O
meu cão, sem qualquer contributo da minha parte, é extremamente curioso e por
isso mesmo inteligente, por vezes tão inteligente que me considero indigno
dele, porque chego a dar mais atenção aos cães dos alunos, que também considero
meus, do que a ele que vive na minha estrita dependência, o que lança mais uma
vez a discussão sobre se um adestrador deve ou não ter cães próprios e se consegue
arranjar tempo para eles.
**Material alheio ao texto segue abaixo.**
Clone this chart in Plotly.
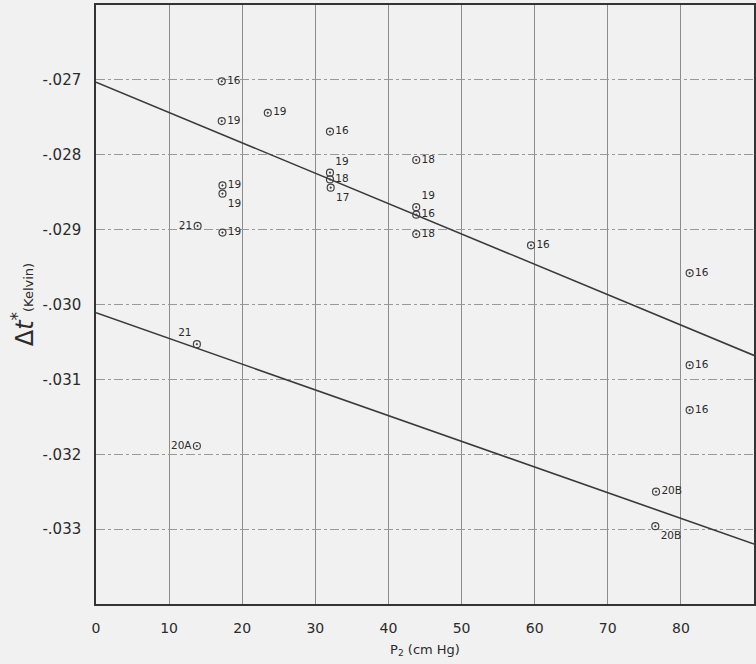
import plotly.graph_objects as go

# Observed points (P2 in cm Hg, delta t* in Kelvin) and their run labels
p2 = [17.2, 17.2, 23.5, 32.0, 32.0, 32.0, 32.1, 17.3, 17.3, 13.9, 17.3,
      43.8, 43.8, 43.8, 43.8, 59.5, 13.8, 13.8, 81.2, 81.2, 81.2, 76.6, 76.5]
dt = [-0.02702, -0.02755, -0.02744, -0.02769, -0.02824, -0.02833, -0.02844,
      -0.02841, -0.02852, -0.02895, -0.02904, -0.02807, -0.02870, -0.02880,
      -0.02906, -0.02921, -0.03053, -0.03189, -0.02958, -0.03081, -0.03141,
      -0.03250, -0.03296]
runs = ["16", "19", "19", "16", "19", "18", "17", "19", "19", "21", "19",
        "18", "19", "16", "18", "16", "21", "20A", "16", "16", "16", "20B", "20B"]
label_pos = ["middle right", "middle right", "middle right", "middle right",
             "top right", "middle right", "bottom right", "middle right",
             "bottom right", "middle left", "middle right", "middle right",
             "top right", "middle right", "middle right", "middle right",
             "top left", "middle left", "middle right", "middle right",
             "middle right", "middle right", "bottom right"]

# Two fitted straight lines
fit_x = [0, 90]
upper_fit = [-0.02703, -0.03068]
lower_fit = [-0.03011, -0.03320]

x_ticks = [0, 10, 20, 30, 40, 50, 60, 70, 80]
y_ticks = [-0.027, -0.028, -0.029, -0.030, -0.031, -0.032, -0.033]
y_ticktext = ["-.027", "-.028", "-.029", "-.030", "-.031", "-.032", "-.033"]

BG = "#f1f1f1"
INK = "#2b2b2b"

fig = go.Figure()

for fit in (upper_fit, lower_fit):
    fig.add_trace(go.Scatter(
        x=fit_x, y=fit, mode="lines",
        line=dict(color="#3a3a3a", width=1.6),
        showlegend=False, hoverinfo="skip",
    ))

fig.add_trace(go.Scatter(
    x=p2, y=dt, mode="markers+text",
    text=runs, textposition=label_pos,
    textfont=dict(family="DejaVu Sans", size=10.5, color=INK),
    marker=dict(symbol="circle-dot", size=7, color="rgba(0,0,0,0)",
                line=dict(color="#444", width=1.2)),
    showlegend=False,
))

fig.update_layout(
    width=756, height=664,
    margin=dict(l=96, r=2, t=5, b=60),
    paper_bgcolor=BG, plot_bgcolor=BG,
    font=dict(family="DejaVu Sans", color=INK),
    xaxis=dict(
        range=[0, 90], tickvals=x_ticks, ticks="", automargin=False,
        tickfont=dict(size=14), ticklabelstandoff=10,
        showgrid=True, gridcolor="#8c8c8c", gridwidth=1,
        showline=True, linecolor="#333", linewidth=1.5, mirror=True,
        zeroline=False,
        title=dict(text="P<sub>2</sub> (cm Hg)", font=dict(size=13), standoff=10),
    ),
    yaxis=dict(
        range=[-0.034, -0.026], tickvals=y_ticks, ticktext=y_ticktext, ticks="",
        automargin=False,
        tickfont=dict(size=15), ticklabelstandoff=10,
        showgrid=True, gridcolor="#999999", gridwidth=1, griddash="dashdot",
        showline=True, linecolor="#333", linewidth=1.5, mirror=True,
        zeroline=False,
        title=dict(text="\u0394<i>t</i><sup>*</sup><span style='font-size:13px'>(Kelvin)</span>",
                   font=dict(size=24), standoff=2),
    ),
)

# page body has a default margin; drop it so the figure fills the window
fig.write_html(
    "out.html",
    config={"displayModeBar": False},
    post_script="document.body.style.margin='0';",
)
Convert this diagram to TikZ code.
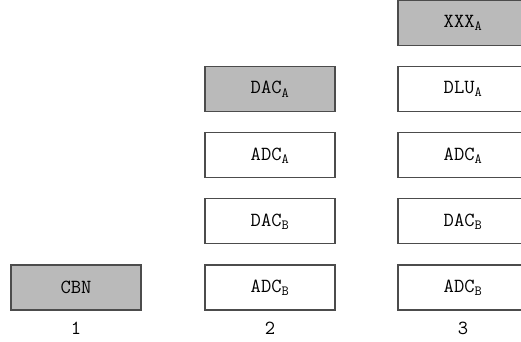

Ontem ao cair da noite, ao efectuar a última
caminhada do dia, fomos surpreendidos por um canto alto e gorgolejante, rico em
assobios e trinados, vindo de um quintal há muito desprezado, quiçá desde a
morte do último dos seus proprietários que aconteceu há mais de 50 anos. O
canto da ave surpreendeu tudo e todos, houve gente a parar para o escutar e o
meu cão quis saltar um muro para irromper naquele quintal. Canaricultor durante
décadas e apaixonado por aves de canto, depressa me apercebi que se tratava de
um rouxinol (Luscinia megarhynchos), ave migratória de plumagem pouco apelativa,
que se confunde com a cor da terra, mas extraordinariamente exuberante de
canto.
O
canto desta ave, que carece de protecção durante o período de nidificação, tem
sido descrito como um dos sons mais bonitos presentes na natureza, servindo de
inspiração para canções, livros, contos de fadas, óperas e para grande
quantidade de poemas. Assim aconteceu com o compositor musical russo Igor
Stravinsky, que baseado no conto “O Rouxinol” (Nattergalen) de Hans Christian
Andersen, escreveu uma ópera em 3 actos. Como o canto do rouxinol se propagada
e é mais audível à noite, o seu nome inclui a palavra “noite” em muitos idiomas
(ex: “Nachtigall” em alemão e “Nightingale” em inglês).
Todos
os anos, logo ao romper da primavera, retornava para o mesmo quintal um cuco,
que já cá deveria estar e não veio, por razões que desconheço. A ausência desse
companheiro trouxe-me tristeza e causou estranheza no meu cão, que não sei por que
razão, sempre respeitou as aves, chegando ao ponto de deixar os pombos beberem
na sua tigela (há quem diga que isto revela nobreza de carácter e interesse pelos
alvos certos). Doravante, o Pastor Alemão vai prestar atenção ao seu
companheiro nocturno actual, porque quando o rouxinol deixar de cantar, alguém andará
a rondar o quintal que lhe foi confiado para guardar, coisa que também fazia
durante o dia quando o cuco andava por cá. Para quem tem andado distraído e
ainda não deu por isso, os cães estabelecem com facilidade interacções com animais
de outras espécies, ficando isso a dever-se ao querer compreender o mundo ao
seu redor. E, se assim não fosse, pouco préstimo teriam para nós! Por seu lado,
a interacção entre um papagaio falante e um cão pode levar o último a encetar grande
número de acções, inclusive de segurança.